I thought I would never want to live on my own but it turns out I'm one of those people who thrives from it.
Alone with my cats. I've lived with other people but I find it really difficult at times.
The main problems are:
- People don't put things back where I left them or they move things around. That's not to say I'm super neat but I have methods to my madness
- TV or other loud noises/distractions when I'm trying to focus. I don't really watch TV and I hate having to be around a TV I'm not watching, its very hard to tune it out.

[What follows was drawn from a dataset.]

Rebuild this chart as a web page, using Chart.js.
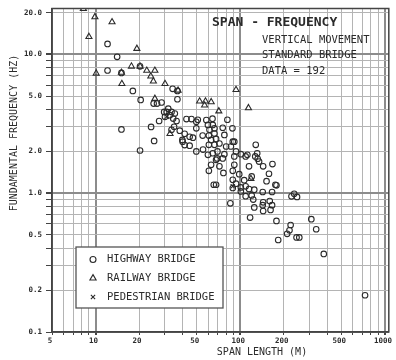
<!DOCTYPE html>
<html>
<head>
<meta charset="utf-8">
<script src="https://cdn.jsdelivr.net/npm/chart.js@4/dist/chart.umd.min.js"></script>
<style>
  body { margin: 0; background: #fff; }
  canvas { display: block; }
</style>
</head>
<body>
<canvas id="myChart" width="396" height="360"></canvas>
<script>
// grid / tick values
var xGrid = [5, 6, 7, 8, 9, 10, 20, 30, 40, 50, 60, 70, 80, 90, 100, 200, 300, 400, 500, 600, 700, 800, 900, 1000];
var xTickValues = [5, 10, 20, 50, 100, 200, 500, 1000];
var xTickLabels = ["5", "10", "20", "50", "100", "200", "500", "1000"];
var yGrid = [0.1, 0.2, 0.3, 0.4, 0.5, 0.6, 0.7, 0.8, 0.9, 1, 2, 3, 4, 5, 6, 7, 8, 9, 10, 20];
var yTickValues = [0.1, 0.2, 0.5, 1, 2, 5, 10, 20];
var yTickLabels = ["0.1", "0.2", "0.5", "1.0", "2.0", "5.0", "10.0", "20.0"];

// highway bridges (span m, frequency Hz)
var highwaySpan = [
    12.1, 14.1, 12.1, 15.1, 20.3, 18.1, 20.5, 15.1, 20.3, 24.2, 25.4,
    25.2, 26.6, 28.6, 29.8, 31.8, 31.0, 33.5, 35.3, 30.2, 32.6, 34.4, 36.3, 27.5, 34.1, 36.8, 36.8,
    42.5, 46.0, 49.7, 34.9, 38.2, 41.3, 44.7, 47.1, 39.8, 44.7, 49.7, 40.0, 33.5, 41.3,
    50.9, 64.3, 81.5, 58.3, 59.8, 64.6, 61.3, 66.3, 60.7, 66.3, 62.9, 68.1, 60.7, 66.3, 71.8, 77.7,
    75.7, 91.0, 79.9, 86.2, 55.3, 64.6, 69.6, 77.7, 93.5, 75.7, 69.2, 59.8, 62.9, 60.7, 65.6, 68.1,
    71.8, 91.0, 101, 109, 91.0, 98.4, 128, 127, 115, 120, 106.5, 68.1, 88.8, 93.5, 101, 49.7, 55,
    131, 135, 88.3,
    88.8, 112, 132, 144, 167, 158, 152, 175, 178, 88.8, 109, 115, 101, 88.8, 125, 143, 166, 109,
    120, 123, 144, 143, 160, 166, 162, 144, 125, 85.4, 117, 178, 226, 236, 247, 223, 219, 211, 183,
    245, 256, 310, 335, 378, 729, 76.5
];
var highwayFreq = [
    11.9, 9.6, 7.65, 7.35, 8.2, 5.45, 4.7, 2.88, 2.03, 3.0, 2.38,
    4.42, 4.42, 4.5, 3.85, 4.06, 3.85, 3.85, 3.75, 3.55, 3.65, 3.45, 3.31, 3.31, 5.65, 5.45, 4.75,
    3.42, 3.42, 3.27, 3.01, 2.82, 2.68, 2.55, 2.51, 2.42, 2.2, 2.0, 2.35, 2.86, 2.22,
    3.38, 3.44, 3.38, 3.36, 3.1, 3.1, 2.86, 2.93, 2.6, 2.69, 2.42, 2.46, 2.23, 2.23, 2.28, 2.63,
    2.96, 2.35, 2.17, 2.17, 2.06, 1.94, 2.0, 1.91, 2.0, 1.78, 1.78, 1.89, 1.6, 1.45, 1.15, 1.74,
    1.56, 1.84, 1.91, 1.84, 1.6, 1.37, 2.23, 1.84, 1.56, 1.32, 1.24, 1.15, 1.25, 1.17, 1.1, 2.93, 2.6,
    1.94, 1.69, 2.93,
    2.35, 1.89, 1.77, 1.56, 1.62, 1.38, 1.22, 1.15, 1.14, 1.45, 1.12, 1.07, 1.03, 1.09, 1.06, 1.02, 1.02, 0.952,
    0.963, 0.9, 0.86, 0.82, 0.877, 0.82, 0.757, 0.744, 0.79, 0.845, 0.667, 0.631, 0.95, 0.99, 0.94, 0.59, 0.54, 0.51, 0.46,
    0.48, 0.48, 0.65, 0.55, 0.365, 0.184, 1.4
];

// railway bridges
var railwaySpan = [8.24, 9.9, 13.0, 9.0, 19.3, 10.1, 17.7, 20.3, 22.6, 25.7, 24.1, 25.1, 30.2, 15.2,
    25.7, 32.7, 37.2, 52.4, 57.5, 63.0, 56.7, 71.1, 93.5, 114, 118.5, 15.1];
var railwayFreq = [21.3, 18.6, 17.1, 13.4, 11.0, 7.3, 8.2, 8.2, 7.65, 7.65, 6.96, 6.41, 6.14, 6.14,
    4.8, 2.68, 5.5, 4.59, 4.59, 4.54, 4.3, 3.9, 5.56, 4.11, 1.27, 7.4];

// pedestrian bridges
var pedestrianSpan = [88.8, 31.0];
var pedestrianFreq = [1.12, 3.55];

var ink = "#2b2b2b";
var mono = "'DejaVu Sans Mono', 'Liberation Mono', monospace";

function toPoints(xs, ys) {
    return xs.map(function (x, i) { return { x: x, y: ys[i] }; });
}

function isMajor(v) {
    return v === 10 || v === 100 || v === 1 || v === 1000;
}

// frame, legend box, notes and axis titles
var paperPlugin = {
    id: "paper",
    afterDatasetsDraw: function (chart) {
        var c = chart.ctx;
        var a = chart.chartArea;
        c.save();
        c.strokeStyle = "#444";
        c.lineWidth = 1.5;
        c.strokeRect(a.left, a.top, a.right - a.left, a.bottom - a.top);

        // legend
        var lx = 76, ly = 247, lw = 147, lh = 61;
        c.fillStyle = "#fff";
        c.fillRect(lx, ly, lw, lh);
        c.strokeStyle = "#555";
        c.lineWidth = 1.3;
        c.strokeRect(lx, ly, lw, lh);
        var rows = [
            ["circle", "HIGHWAY BRIDGE"],
            ["triangle", "RAILWAY BRIDGE"],
            ["crossRot", "PEDESTRIAN BRIDGE"]
        ];
        c.font = "10.5px " + mono;
        c.textBaseline = "middle";
        c.textAlign = "left";
        rows.forEach(function (r, i) {
            var yy = 259.5 + i * 18.7;
            c.strokeStyle = ink;
            c.fillStyle = "rgba(0,0,0,0)";
            c.lineWidth = 1.1;
            Chart.helpers.drawPoint(c, { pointStyle: r[0], radius: r[0] === "triangle" ? 3.6 : 3.0, rotation: 0, borderWidth: 1.1 }, 93, yy);
            c.fillStyle = ink;
            c.fillText(r[1], 107, yy);
        });

        // notes
        c.fillStyle = ink;
        c.font = "bold 13px " + mono;
        c.fillText("SPAN - FREQUENCY", 212, 23);
        c.font = "10.5px " + mono;
        c.fillText("VERTICAL MOVEMENT", 262, 40);
        c.fillText("STANDARD BRIDGE", 262, 55.5);
        c.fillText("DATA = 192", 262, 71.5);

        // axis titles
        c.font = "10px " + mono;
        c.textAlign = "center";
        c.fillText("SPAN LENGTH (M)", 262, 352.5);
        c.translate(14, 133);
        c.rotate(-Math.PI / 2);
        c.fillText("FUNDAMENTAL FREQUENCY (HZ)", 0, 0);
        c.restore();
    }
};

var ctx = document.getElementById("myChart").getContext("2d");
var chart = new Chart(ctx, {
    type: "scatter",
    data: {
        datasets: [
            {
                label: "HIGHWAY BRIDGE",
                data: toPoints(highwaySpan, highwayFreq),
                pointStyle: "circle",
                radius: 2.8,
                borderColor: ink,
                backgroundColor: "rgba(0,0,0,0)",
                borderWidth: 1.1
            },
            {
                label: "RAILWAY BRIDGE",
                data: toPoints(railwaySpan, railwayFreq),
                pointStyle: "triangle",
                radius: 3.5,
                borderColor: ink,
                backgroundColor: "rgba(0,0,0,0)",
                borderWidth: 1.1
            },
            {
                label: "PEDESTRIAN BRIDGE",
                data: toPoints(pedestrianSpan, pedestrianFreq),
                pointStyle: "crossRot",
                radius: 3,
                borderColor: ink,
                borderWidth: 1.1
            }
        ]
    },
    options: {
        responsive: false,
        animation: false,
        devicePixelRatio: 1,
        layout: { padding: { top: 5, right: 3, left: 0, bottom: 0 } },
        plugins: { legend: { display: false }, tooltip: { enabled: false } },
        scales: {
            x: {
                type: "logarithmic",
                min: 5,
                max: 1064,
                afterBuildTicks: function (axis) {
                    axis.ticks = xGrid.map(function (v) { return { value: v }; });
                },
                afterFit: function (axis) { axis.height = 28; },
                border: { display: true, color: "#444", width: 1.5 },
                grid: {
                    color: function (c) { return isMajor(c.tick && c.tick.value) ? "#8c8c8c" : "#b4b4b4"; },
                    lineWidth: function (c) { return isMajor(c.tick && c.tick.value) ? 2 : 1; },
                    tickColor: "#444",
                    tickLength: 3
                },
                ticks: {
                    autoSkip: false,
                    maxRotation: 0,
                    labelOffset: -2,
                    padding: 2,
                    color: ink,
                    font: { family: mono, size: 7.5, weight: "bold" },
                    callback: function (v) {
                        var i = xTickValues.indexOf(v);
                        return i >= 0 ? xTickLabels[i] : "";
                    }
                }
            },
            y: {
                type: "logarithmic",
                min: 0.1,
                max: 21.4,
                afterBuildTicks: function (axis) {
                    axis.ticks = yGrid.map(function (v) { return { value: v }; });
                },
                afterFit: function (axis) { axis.width = 52; },
                border: { display: true, color: "#444", width: 1.5 },
                grid: {
                    color: function (c) { return isMajor(c.tick && c.tick.value) ? "#8c8c8c" : "#b4b4b4"; },
                    lineWidth: function (c) { return isMajor(c.tick && c.tick.value) ? 2 : 1; },
                    tickColor: "#444",
                    tickLength: 6
                },
                ticks: {
                    autoSkip: false,
                    padding: 4,
                    color: ink,
                    font: { family: mono, size: 7.5, weight: "bold" },
                    callback: function (v) {
                        var i = yTickValues.indexOf(v);
                        return i >= 0 ? yTickLabels[i] : "";
                    }
                }
            }
        }
    },
    plugins: [paperPlugin]
});
</script>
</body>
</html>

- I don't like mixing my belongings with other peoples, I'm often worried things will disappear or get broken
- I need a pretty substantial amount of alone time, when I was married my wife felt compelled to often intentionally be in my space because she was upset about how much alone time I needed. I don't like having my room be the only place I can be alone either, it makes me feel a little trapped.
- I'm often up late at night when its quiet but even if I don't make a ton of noise sometimes it still causes problems.
For me being totally alone is bad but having pets makes all the difference in the world although sometimes they make me crazy when they demand attention and I just want to decompress.
I don't know how people can stand living alone. However, I've found that many people who do comfort themselves with a sense of a higher power being around. Unfortunately, in the time I lived alone I never felt accompanied by a force greater or felt "love" or peace (whatever that means). Instead, I plummeted into a deep despair and existential panic....It was the feeling of having utterly no purpose combined with a knot in my stomach of terror being completely alone.
It is strange because I do need a lot of space yet do need interaction and companionship. Perhaps this is a trait that many other Aspies don't share (though i've heard of the term "active but odd").
So which is your natural preference, living alone or with other people?
I'd be in heaven if I could live by myself, some place way up in the mountains, miles from the nearest person. And wouldn't need any "higher power being" to be happy either. With a good computer and a fast internet connection, I have all the social interaction I need.
I have always preferred to live alone because I was too afraid of what my room mates be like and I wanted my own privacy. I would most likely keep myself shut in my own bedroom with cable and TV and video games and books and computer. But now I live with my husband and son.
But I never ever wanted to get room mates because I don't trust strangers. If I were to get a room mate, it would have been my boyfriend (now husband) or a friend I trust and feel comfortable with.
Definitely with others. Keeps me feeling useful and prevents me from getting lost in my head. I may be one of only two Aspies I've ever seen that thrive in an extended-family household (Daddy was the other one).
Although, in a perfect world, I'd live with others and have a room of my very own.
Group home, anybody????
Or is it a commune I'm describing????
_________________
"Alas, our dried voices when we whisper together are quiet and meaningless, as wind in dry grass, or rats' feet over broken glass in our dry cellar." --TS Eliot, "The Hollow Men"
Last edited by BuyerBeware on 08 Apr 2012, 8:34 pm, edited 1 time in total.
It's better for me to live alone. When I lived with my girlfriend for a brief period it was sometimes difficult for me that I didn't get my alone time to the extent I needed it. I often see my parents, on almost every weekend, and I have a friend whom I meet weekly, so I feel quite OK socially. However, I guess I could live with someone who'd accept me for who I am and allow me some alone time whenever I need it.
_________________
Another non-English speaking - DX'd at age 38
"Aut viam inveniam aut faciam." (Hannibal) - Latin for "I'll either find a way or make one."
If I can offer some unsolicited advice, it's important to take that time if you need it. Part of the reason my marriage failed was that we couldn't work out a compromise that gave me enough time to recharge.